Özcan, speaking to reporters before noon on Tuesday, defended his actions and said he was ready to send similar notifications to all universities in a move to end any sort of ban at the universities. “There is no need for a constitutional amendment [to solve the headscarf issue]; Article 17 of the law that regulates higher education suffices for its solution. We’ll abide by this law,” he said.
However, only two hours after this statement, Özcan made a giant u-turn and stated no statement or decision had been made by the board regarding headscarves, in remarks made to journalists following the opening ceremony of Turgut Özal University’s 2010-2011 academic year.
The confusing decision came after a student wearing a headscarf was kicked out of class at Istanbul University, the media reported yesterday. However, Özcan said the student was wearing a hat and not a headscarf, which was the reason why YÖK was involved with the student’s complaint.
Özcan deflected culpability for the confusion to the media, hinting that the source of the confusion was media reports.
There are unconfirmed reports that Özcan had to correct his statements after being warned by government officials. Some YÖK members also criticized Özcan, saying there was no need for such a notice, which they said amounted to meddling, since there was no practical obstacle to headscarf-wearing students entering classrooms in the past year.

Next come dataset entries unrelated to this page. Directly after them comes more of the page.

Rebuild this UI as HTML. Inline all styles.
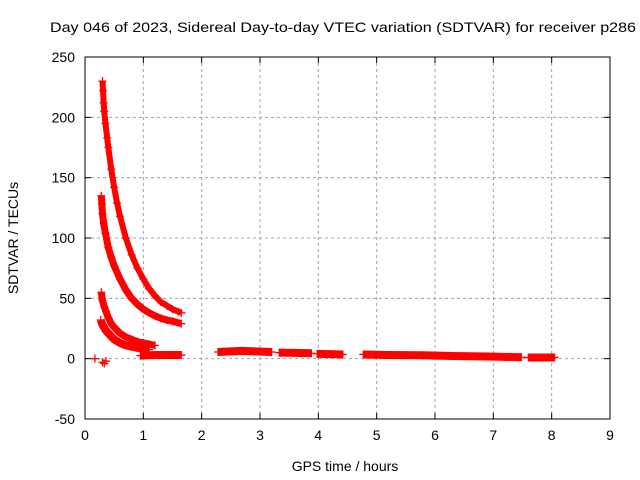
<!DOCTYPE html>
<html><head><meta charset="utf-8"><style>
body{margin:0;background:#fff}
svg{display:block;font-family:"Liberation Sans",sans-serif}
</style></head><body>
<svg id="chart" width="640" height="480" viewBox="0 0 640 480">
<rect width="640" height="480" fill="#fff"/>
<text x="50" y="32" font-size="14" textLength="586" lengthAdjust="spacingAndGlyphs">Day 046 of 2023, Sidereal Day-to-day VTEC variation (SDTVAR) for receiver p286</text>
<g id="grid"></g>
<g id="axes"></g>
<g id="series"></g>
<text x="345" y="471" font-size="14" text-anchor="middle">GPS time / hours</text>
<text transform="translate(18,238) rotate(-90)" font-size="14" text-anchor="middle">SDTVAR / TECUs</text>
</svg>
<script>
const xTicks=[0,1,2,3,4,5,6,7,8,9];
const yTicks=[-50,0,50,100,150,200,250];
const curveAx=[0.3,0.31,0.32,0.33,0.35,0.38,0.4,0.45,0.5,0.55,0.6,0.7,0.8,0.9,1.0,1.1,1.2,1.3,1.4,1.5,1.6,1.65];
const curveAy=[230,222,212,205,195,183,175,157,142,129,118,100,86,75,66,58,52,47,44,41,39,38];
const curveBx=[0.28,0.29,0.3,0.32,0.35,0.4,0.45,0.5,0.6,0.7,0.8,0.9,1.0,1.1,1.2,1.3,1.4,1.5,1.65];
const curveBy=[135,128,120,112,104,92,84,77,66,57,50,45,41,38,35.5,33.5,32,31,29];
const curveCx=[0.28,0.3,0.33,0.36,0.4,0.45,0.5,0.6,0.7,0.8,0.9,1.0,1.1,1.2];
const curveCy=[55,48,43,39,34,29,26,21,18,16,14,13,12,11];
const curveDx=[0.27,0.3,0.35,0.4,0.5,0.6,0.7,0.8,0.9,1.0,1.1];
const curveDy=[32,28,24,21,16,13,11,10,9,8,7.5];
const flatX=[[0.95,1.2,1.45,1.65],[2.28,2.5,2.7,2.9,3.2],[3.33,3.6,3.88],[3.98,4.2,4.42],[4.77,5.2,5.8,6.3,6.9,7.48],[7.6,7.8,8.05]];
const flatY=[[2.5,3,3,3],[5.5,6,6.5,6,5.5],[5,4.8,4.5],[4,3.8,3.5],[3.5,3,2.8,2.2,1.8,1.2],[1,1,1]];
const loneX=[0.17,0.3,0.33,0.36];
const loneY=[0,-3,-4,-2];

const L=85,R=610,T=57,B=419;
const sx=v=>L+(v-0)/9*(R-L);
const sy=v=>B-(v+50)/300*(B-T);
const NS='http://www.w3.org/2000/svg';
function mk(tag,attrs,parent){const e=document.createElementNS(NS,tag);for(const k in attrs)e.setAttribute(k,attrs[k]);parent.appendChild(e);return e;}
const grid=document.getElementById('grid'),axes=document.getElementById('axes'),ser=document.getElementById('series');
xTicks.forEach(t=>{
  const x=sx(t);
  if(t>0&&t<9){const g=mk('line',{x1:x,x2:x,y1:T,y2:B,stroke:'#a0a0a0','stroke-dasharray':'3,3'},grid);
  
  }
  mk('line',{x1:x,x2:x,y1:B,y2:B-6,stroke:'#000'},axes);
  mk('line',{x1:x,x2:x,y1:T,y2:T+6,stroke:'#000'},axes);
  const lb=mk('text',{x:x,y:B+21,'font-size':14,'text-anchor':'middle'},axes);lb.textContent=t;
  
  
});
yTicks.forEach(t=>{
  const y=sy(t);
  if(t>-50&&t<250){const g=mk('line',{x1:L,x2:R,y1:y,y2:y,stroke:'#a0a0a0','stroke-dasharray':'3,3'},grid);
  
  }
  mk('line',{x1:L,x2:L+6,y1:y,y2:y,stroke:'#000'},axes);
  mk('line',{x1:R,x2:R-6,y1:y,y2:y,stroke:'#000'},axes);
  const lb=mk('text',{x:L-10,y:y+5,'font-size':14,'text-anchor':'end'},axes);lb.textContent=t;
  
  
});
mk('rect',{x:L,y:T,width:R-L,height:B-T,fill:'none',stroke:'#000'},axes);

function plus(x,y){
  const p=mk('path',{d:`M${x-4},${y}h8M${x},${y-4}v8`,stroke:'#f00','stroke-width':1.3,fill:'none'},ser);
  
  
}
function curve(xs,ys,w){
  const pts=xs.map((v,i)=>sx(v)+','+sy(ys[i])).join(' ');
  const l=mk('polyline',{points:pts,fill:'none',stroke:'#f00','stroke-width':w,'stroke-linejoin':'round'},ser);
  
  
  xs.forEach((v,i)=>plus(sx(v),sy(ys[i])));
}
curve(curveAx,curveAy,6);
curve(curveBx,curveBy,7);
curve(curveCx,curveCy,7);
curve(curveDx,curveDy,8);
flatX.forEach((xs,i)=>curve(xs,flatY[i],8));
loneX.forEach((v,i)=>plus(sx(v),sy(loneY[i])));
</script>
</body></html>
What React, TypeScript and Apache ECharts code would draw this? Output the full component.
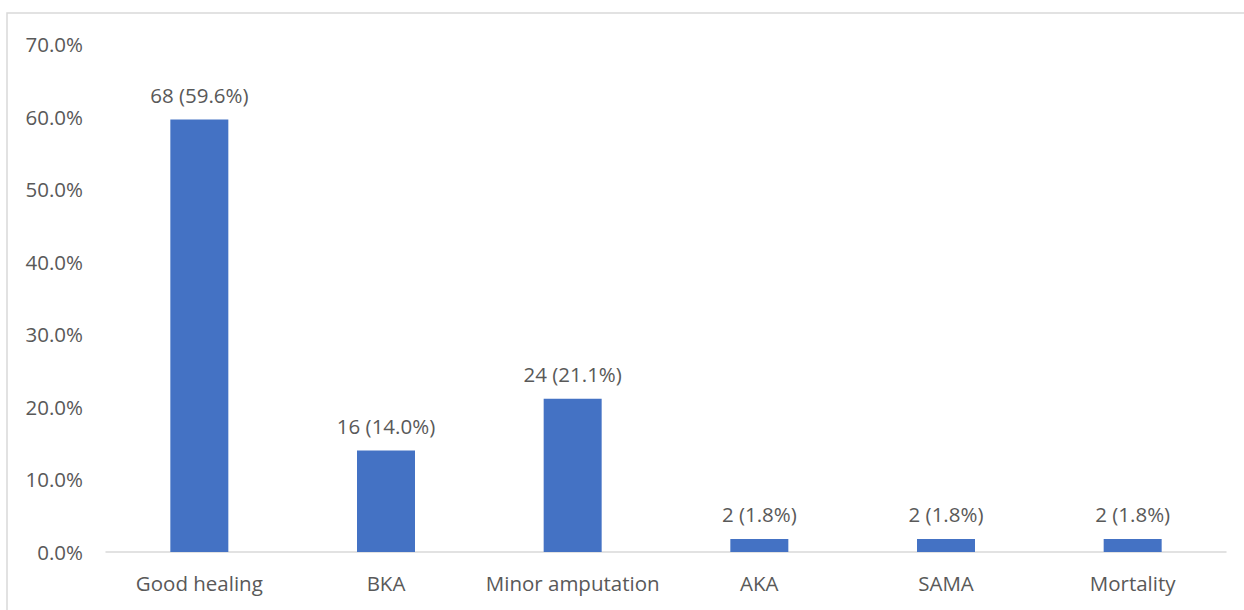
import React, { useEffect, useRef } from "react";
import * as echarts from "echarts";

const categories = ["Good healing", "BKA", "Minor amputation", "AKA", "SAMA", "Mortality"];
const counts = [68, 16, 24, 2, 2, 2];
const percents = [59.6, 14.0, 21.1, 1.8, 1.8, 1.8];

const FONT = "'Open Sans', sans-serif";
const TEXT = "#595959";
const SIZE = 20.5;

export default function App() {
  const ref = useRef<HTMLDivElement>(null);

  useEffect(() => {
    if (!ref.current) return;
    const chart = echarts.init(ref.current, undefined, { renderer: "svg" });
    chart.setOption({
      animation: false,
      backgroundColor: "#ffffff",
      textStyle: { fontFamily: FONT },
      graphic: [
        {
          type: "rect",
          shape: { x: 7, y: 13, width: 1400, height: 800 },
          style: { fill: "none", stroke: "#d9d9d9", lineWidth: 1.5 },
          silent: true,
          z: -10,
        },
      ],
      grid: { left: 106, right: 18, top: 44, bottom: 58 },
      xAxis: {
        type: "category",
        data: categories,
        axisLine: { lineStyle: { color: "#d9d9d9", width: 1.5 } },
        axisTick: { show: false },
        axisLabel: { color: TEXT, fontSize: SIZE, fontFamily: FONT, margin: 20, interval: 0 },
      },
      yAxis: {
        type: "value",
        min: 0,
        max: 70,
        interval: 10,
        splitLine: { show: false },
        axisLine: { show: false },
        axisTick: { show: false },
        axisLabel: {
          color: TEXT,
          fontSize: SIZE,
          fontFamily: FONT,
          margin: 23,
          formatter: (v: number) => v.toFixed(1) + "%",
        },
      },
      series: [
        {
          type: "bar",
          data: percents,
          barWidth: 58,
          itemStyle: { color: "#4472C4" },
          label: {
            show: true,
            position: "top",
            distance: 14,
            color: TEXT,
            fontSize: SIZE,
            fontFamily: FONT,
            formatter: (p: any) => `${counts[p.dataIndex]} (${percents[p.dataIndex].toFixed(1)}%)`,
          },
        },
      ],
    });
    return () => chart.dispose();
  }, []);

  return (
    <div
      ref={ref}
      style={{ position: "fixed", left: 0, top: 0, width: 1244, height: 610 }}
    />
  );
}
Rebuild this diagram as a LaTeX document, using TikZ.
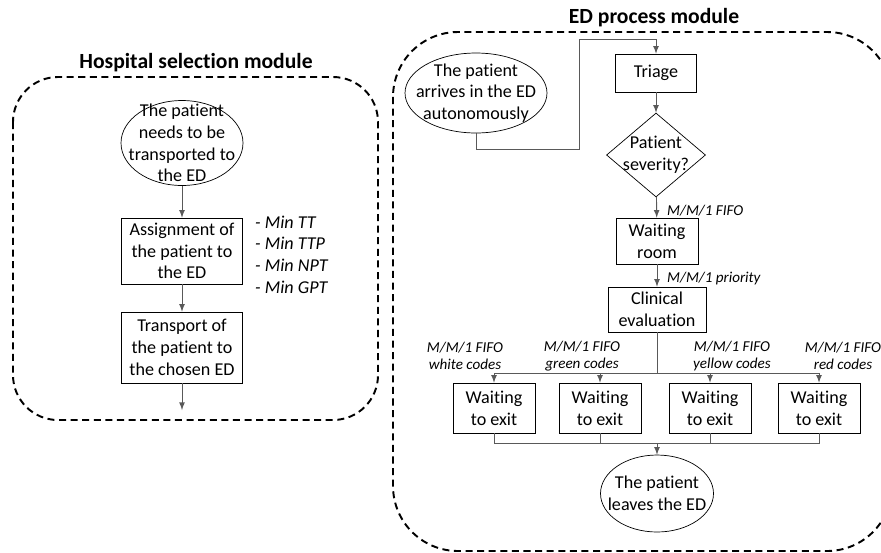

Özcan later pointed to political parties as the real institutions to solve the problem. “This is a problem that will be solved by the political parties. The media should stop meddling, and leave it to its course. It is my opinion that the pieces will fall into place soon, and the issue will be solved. The political parties have displayed an unexpected and positive approach. We’re at a very good point.”
Many universities, including Marmara University and Istanbul University, have opened their doors to students wearing headscarves for the first time ever this year. While the ban was fully enforced in previous years, women could not enter campus wearing headscarves and thus had to either remove them or wear hats or wigs.
Campuses are much more relaxed this year, students told the daily Radikal. “When I came to campus to register for classes, older students told me how lucky I was, because their mothers were not allowed on campus while wearing headscarves,” said a first-year math student at Istanbul University.
Prime Minister Recep Tayyip Erdoğan, in a statement to journalists at the Ankara Esenboğa Airport on Monday, stated: “YÖK is an independent institution. It has made its decision, and there is no need for me to make a statement on the matter.”